> _Exercise goal_: Gather all lines from the material that contain "React".

::: Data :::

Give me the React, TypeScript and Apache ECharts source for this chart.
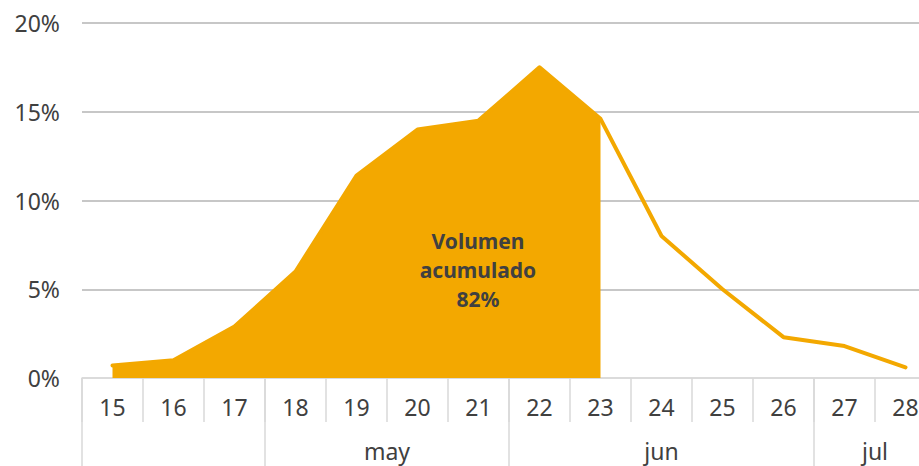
import React, { useEffect, useRef } from "react";
import * as echarts from "echarts";

const days = ["15", "16", "17", "18", "19", "20", "21", "22", "23", "24", "25", "26", "27", "28"];
const volumes = [0.7, 1.0, 2.9, 6.0, 11.4, 14.0, 14.5, 17.5, 14.6, 8.0, 5.0, 2.3, 1.8, 0.6];
const lastAccumulatedIndex = 8; // day 23
const months = ["", "may", "jun", "jul"];
const monthStarts = [0, 3, 7, 12];
const monthEnds = [2, 6, 11, 13];
const annotationLines = ["Volumen", "acumulado", "82%"];

const FONT = '"Noto Sans", "DejaVu Sans", sans-serif';
const ORANGE = "#F3A800";
const TEXT = "#404040";
const LIGHT = "#D9D9D9";

export default function App() {
  const ref = useRef<HTMLDivElement>(null);
  useEffect(() => {
    if (!ref.current) return;
    const chart = echarts.init(ref.current, null, { renderer: "svg" });
    const accumulated = volumes.map((v, i) => (i <= lastAccumulatedIndex ? v : null));
    chart.setOption({
      animation: false,
      grid: { left: 82, right: 0, top: 23, bottom: 88, containLabel: false },
      xAxis: {
        type: "category",
        data: days,
        boundaryGap: true,
        axisLine: { show: true, lineStyle: { color: LIGHT, width: 1.5 } },
        axisTick: { show: true, interval: 0, length: 44, lineStyle: { color: LIGHT, width: 1.5 } },
        axisLabel: { interval: 0, margin: 17, fontSize: 23, color: TEXT, fontFamily: FONT },
        splitLine: { show: false },
      },
      yAxis: {
        type: "value",
        min: 0,
        max: 20,
        interval: 5,
        axisLine: { show: false },
        axisTick: { show: false },
        axisLabel: { formatter: "{value}%", margin: 22, fontSize: 23, color: TEXT, fontFamily: FONT },
        splitLine: {
          show: true,
          lineStyle: { color: [LIGHT, "#B4B4B4", "#B4B4B4", "#B4B4B4", "#B4B4B4"], width: 1.5 },
        },
      },
      series: [
        {
          type: "line",
          data: accumulated,
          symbol: "none",
          connectNulls: false,
          lineStyle: { width: 0, color: ORANGE },
          itemStyle: { color: ORANGE },
          areaStyle: { color: ORANGE, opacity: 1 },
          z: 2,
        },
        {
          type: "line",
          data: volumes,
          symbol: "none",
          lineStyle: { width: 4, color: ORANGE, cap: "round", join: "round" },
          itemStyle: { color: ORANGE },
          z: 3,
        },
        {
          type: "custom",
          clip: false,
          silent: true,
          z: 4,
          encode: { x: [0, 1], y: 2 },
          data: months.map((_, i) => [monthStarts[i], monthEnds[i], 0]),
          renderItem: (params: any, api: any) => {
            const idx = params.dataIndex;
            const bw = api.size([1, 0])[0];
            const a = api.coord([api.value(0), 0]);
            const b = api.coord([api.value(1), 0]);
            const x0 = a[0] - bw / 2;
            const x1 = b[0] + bw / 2;
            const y = a[1];
            return {
              type: "group",
              children: [
                {
                  type: "line",
                  shape: { x1: x0, y1: y, x2: x0, y2: y + 100 },
                  style: { stroke: LIGHT, lineWidth: 1.5 },
                },
                {
                  type: "text",
                  style: {
                    text: months[idx],
                    x: (x0 + x1) / 2,
                    y: y + 73,
                    align: "center",
                    verticalAlign: "middle",
                    fill: TEXT,
                    fontSize: 23,
                    fontFamily: FONT,
                  },
                },
              ],
            };
          },
        },
      ],
      graphic: annotationLines.map((line, i) => ({
        type: "text",
        x: 478,
        y: 241 + i * 29,
        z: 10,
        style: {
          text: line,
          align: "center",
          verticalAlign: "middle",
          fill: TEXT,
          fontSize: 21,
          fontWeight: "bold",
          fontFamily: FONT,
        },
      })),
    });
    return () => chart.dispose();
  }, []);
  return (
    <div style={{ position: "fixed", left: 0, top: 0, width: 919, height: 466, overflow: "hidden", background: "#fff" }}>
      <div ref={ref} style={{ width: 936, height: 466 }} />
    </div>
  );
}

:::

> _Exercise solution_:
Give me the React, TypeScript and Apache ECharts source for this chart.
import React, { useEffect, useRef } from "react";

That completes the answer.